Eucalyptus rudderi, or Rudder's box, is a species of tree that is endemic to northern New South Wales. It has rough fibrous or flaky bark on the trunk and branches, lance-shaped adult leaves, flower buds in groups of seven, white flowers and barrel-shaped or hemispherical fruit.

==Description==
Eucalyptus rudderi is a tree that typically grows to a height of 30-40 m and forms a lignotuber. It has rough, fibrous or flaky grey bark on the trunk and branches. Young plants and coppice regrowth have stems that are square in cross-section, and narrow lance-shaped, dull green leaves that are 35-50 mm long and 5-10 mm wide. Adult leaves are the same shade of green on both sides, lance-shaped, 70-130 mm long and 12-25 mm wide, tapering to a petiole 8-15 mm long. The flower buds are arranged on the ends of branchlets in groups of seven on a branched peduncle 5-10 mm long, the individual buds on pedicels 3-4 mm long.
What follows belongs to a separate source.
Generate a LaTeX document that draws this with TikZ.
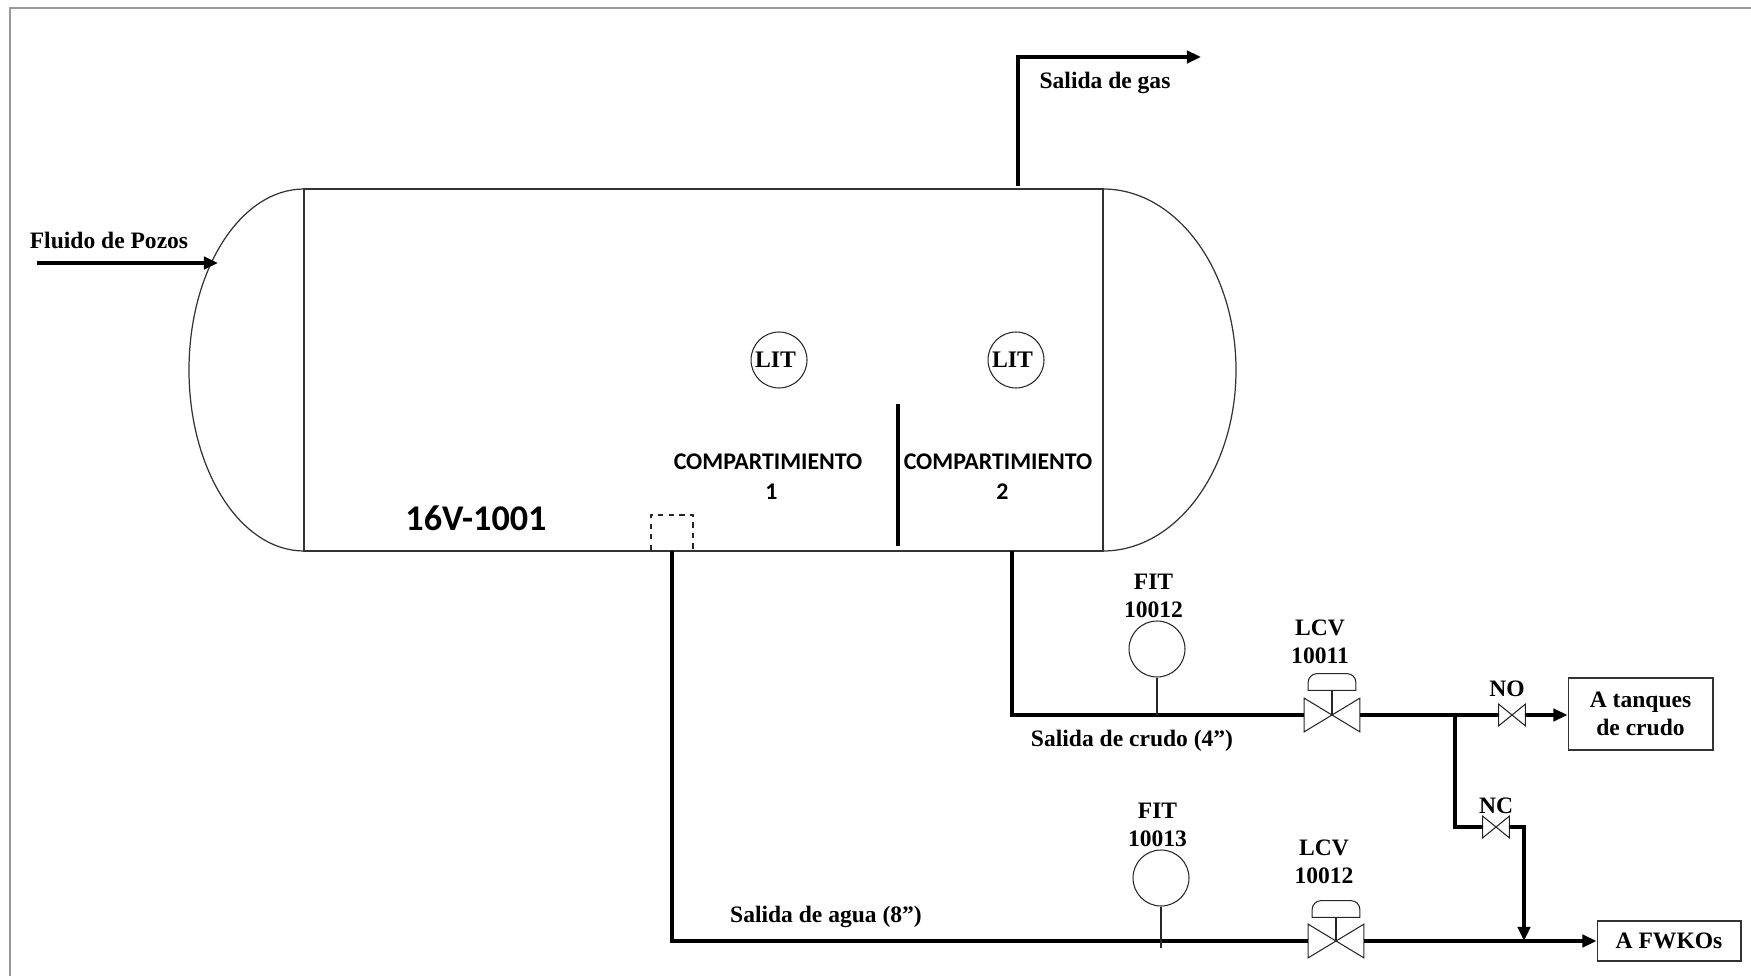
\documentclass[tikz,border=0pt]{standalone}
\usepackage{fontspec}
\setmainfont{Liberation Serif}
\newfontfamily\calibrifont{Carlito}
\usetikzlibrary{arrows.meta, positioning}

\begin{document}
\begin{tikzpicture}[
        x=0.02cm, y=-0.02cm,
        vessel_line/.style={draw=black!80, line width=0.7pt},
        pipe_line/.style={draw=black, line width=2.1pt},
        pipe_arrow/.style={-{Triangle[length=8pt, width=7pt]}, draw=black, line width=2.1pt},
        inst_line/.style={draw=black!85, line width=0.6pt},
        inst_circle/.style={circle, draw=black!85, line width=0.6pt, minimum size=1.12cm, inner sep=0pt, font=\bfseries\fontsize{13.5}{16}\selectfont},
        lbl/.style={font=\bfseries\fontsize{13.4}{16}\selectfont, align=center, inner sep=0pt},
        comp_lbl/.style={font=\calibrifont\bfseries\fontsize{13.6}{17}\selectfont, align=center, inner sep=0pt},
        big_valve/.style={rectangle, minimum width=1.1cm, minimum height=0.66cm, inner sep=0pt},
        small_valve/.style={rectangle, minimum width=0.52cm, minimum height=0.42cm, inner sep=0pt},
        actuator/.style={rectangle, minimum width=0.94cm, minimum height=0.32cm, inner sep=0pt},
        dest_box/.style={rectangle, draw=black!80, line width=0.6pt, align=center, inner sep=0pt, font=\bfseries\fontsize{13.4}{16}\selectfont}
    ]
    \useasboundingbox (0,0) rectangle (1751,976);
    \draw[draw=black!40, line width=1.1pt] (10,976) -- (10,8) -- (1751,8);

    % vessel
    \coordinate (top_left) at (304,189);
    \coordinate (top_right) at (1103,189);
    \coordinate (bot_left) at (304,551);
    \coordinate (bot_right) at (1103,551);
    \draw[vessel_line] (top_left) -- (top_right) -- (bot_right) -- (bot_left) -- cycle;
    \draw[vessel_line] (top_left) arc[start angle=-90, end angle=-270, x radius=115, y radius=181];
    \draw[vessel_line] (top_right) arc[start angle=-90, end angle=90, x radius=133, y radius=181];
    \draw[draw=black, line width=2.1pt] (898,404) -- (898,546);
    \draw[inst_line, dashed] (651,550) |- (693,515) -- (693,550);

    \node[comp_lbl] (comp_a) at (768,477) {COMPARTIMIENTO\\\hspace*{4pt}1};
    \node[comp_lbl] (comp_b) at (998,477) {COMPARTIMIENTO\\\hspace*{5pt}2};
    \node[font=\calibrifont\bfseries\fontsize{20.6}{24}\selectfont, inner sep=0pt] (tag) at (476,518) {16V-1001};
    \node[inst_circle] (lit_a) at (779,360) {\hspace*{-4pt}\raisebox{-1pt}{LIT}};
    \node[inst_circle] (lit_b) at (1016,360) {\hspace*{-4pt}\raisebox{-1pt}{LIT}};

    % inlet and gas outlet
    \coordinate (inlet) at (37,263);
    \coordinate (inlet_end) at (218,263);
    \node[lbl] (inlet_lbl) at (109,240) {Fluido de Pozos};
    \draw[pipe_arrow] (inlet) -- (inlet_end);
    \coordinate (gas_start) at (1018,186);
    \coordinate (gas_end) at (1201,57);
    \draw[pipe_arrow] (gas_start) |- (gas_end);
    \node[lbl] (gas_lbl) at (1105,83) {Salida de gas};

    % instruments and valves
    \node[inst_circle] (fit_a) at (1157,649) {};
    \node[inst_circle] (fit_b) at (1161,878) {};
    \node[lbl, above=1.5pt of fit_a, xshift=-0.07cm] (fit_a_lbl) {FIT\\10012};
    \node[lbl, above=1.5pt of fit_b, xshift=-0.07cm] (fit_b_lbl) {FIT\\10013};
    \node[big_valve] (lcv_a) at (1332,715) {};
    \node[big_valve] (lcv_b) at (1336,941) {};
    \node[actuator] (act_a) at (1332,682) {};
    \node[actuator] (act_b) at (1336,909) {};
    \node[lbl, above=5.5pt of act_a, xshift=-0.24cm] (lcv_a_lbl) {LCV\\10011};
    \node[lbl, above=9.5pt of act_b, xshift=-0.24cm] (lcv_b_lbl) {LCV\\10012};
    \node[small_valve] (no_valve) at (1512,715) {};
    \node[small_valve] (nc_valve) at (1496,827) {};
    \node[lbl, above=4pt of no_valve, xshift=-0.1cm] (no_lbl) {NO};
    \node[lbl, above=1.2pt of nc_valve] (nc_lbl) {NC};
    \foreach \v in {lcv_a, lcv_b, no_valve, nc_valve}
        \draw[inst_line] (\v.north west) -- (\v.south east) -- (\v.north east) -- (\v.south west) -- cycle;
    \foreach \a/\v in {act_a/lcv_a, act_b/lcv_b} {
        \draw[inst_line] (\a.south west) [rounded corners=5pt] -- (\a.north west) -- (\a.north east) [sharp corners] -- (\a.south east) -- cycle;
        \draw[inst_line] (\a.south) -- (\v.center);
    }

    % destinations
    \node[dest_box, minimum width=2.9cm, minimum height=1.44cm] (tanques) at (1640.5,714) {A tanques\\de crudo};
    \node[dest_box, minimum width=2.88cm, minimum height=0.8cm] (fwko) at (1669,941) {A FWKOs};

    % crude line
    \coordinate (crude_start) at (1012,551);
    \coordinate (crude_tee) at (1455,715);
    \draw[pipe_line] (crude_start) |- (lcv_a.west);
    \draw[pipe_line] (lcv_a.east) -- (no_valve.west);
    \draw[pipe_arrow] (no_valve.east) -- (tanques.west |- no_valve.east);
    \draw[pipe_line] (crude_tee) |- (nc_valve.west);
    \coordinate (nc_join) at (1524,941);
    \draw[pipe_arrow] (nc_valve.east) -| (nc_join);
    \draw[inst_line] (fit_a.south) -- (fit_a.south |- lcv_a);
    \node[lbl] (crude_lbl) at (1132,741) {Salida de crudo (4”)};

    % water line
    \coordinate (water_start) at (672,551);
    \draw[pipe_line] (water_start) |- (lcv_b.west);
    \draw[pipe_arrow] (lcv_b.east) -- (fwko.west);
    \draw[inst_line] (fit_b.south) -- ++(0,41);
    \node[lbl] (water_lbl) at (826,917) {Salida de agua (8”)};
\end{tikzpicture}
\end{document}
Mature buds are oval, about 3 mm long and 2-3 mm wide with a conical operculum. Flowering occurs from March to April and the flowers are white. The fruit is a woody barrel-shaped or hemispherical capsule 3-4 mm long and 4-5 mm wide with the valves near rim level.

==Taxonomy and naming==
Eucalyptus rudderi was first formally described in 1905 by Joseph Maiden in Proceedings of the Linnean Society of New South Wales. The type specimen was collected by Augustus Rudder (1928–1904) at Cundletown. The specific epithet (rudderi) honours the collector of the type material.

==Distribution and habitat==
Rudder's box grows in shallow soil on steep slopes in forest in the Taree-Karuah area.